Steve: Six hundred and forty-four.

Leo: Jiminy Christmas.

Steve: Woohoo.

Leo: Jiminy Christmas.

Steve: And going strong.

Leo: Let's do our weekly bitcoin check. Have you checked your bitcoins lately?

Steve: Well, they did take a hit over the holidays but are beginning to creep back up. I saw it at like 14,000 when I looked this morning. So I'm just kind of keeping an eye on it.

Leo: Not worrying about the bitcoins in the corner, the 50 bitcoins in the corner. I still can't find my password, so...

Steve: Oh, in fact I heard - I got a nice note from a listener of ours who, back when we discussed bitcoins...

Leo: By the way, that was our holiday episode; right?

Steve: Yes. And in fact it was...

Leo: I know what you're going to say because I got that email, too.

Steve: Oh, okay, yeah.

Leo: Because I created the wallet during that show.

Steve: Right. Well, remember that we pointed people at the Bitcoin Faucet, which at the time allowed - it was like a little drip. It would give you a little drip of bitcoins. What that drip was out of that faucet is now worth $743.

Leo: Each drip.

Steve: Each drip. And one of our listeners thanked us for $743 because he cashed in his drip from his wallet that he still had and made some money off of it. So, yeah.

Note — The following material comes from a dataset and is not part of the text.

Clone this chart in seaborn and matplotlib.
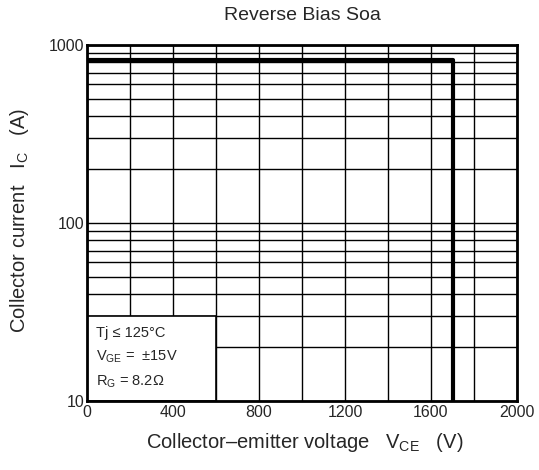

Leo: I'm glad you cashed in your drip. We should all cash in our drips.

Steve: Which is not a phrase I expected to be saying.

Leo: But we all learned something in that bitcoin episode. Thank you for suggesting that as a holiday.

Steve: I got a lot of nice feedback from people who were happy to see that again. So that was a good thing. And Leo, speaking of good things, I will be back next week with you.

Leo: Au revoir, Steve.

Steve: And we will catch everybody up on what has happened since today. Bye.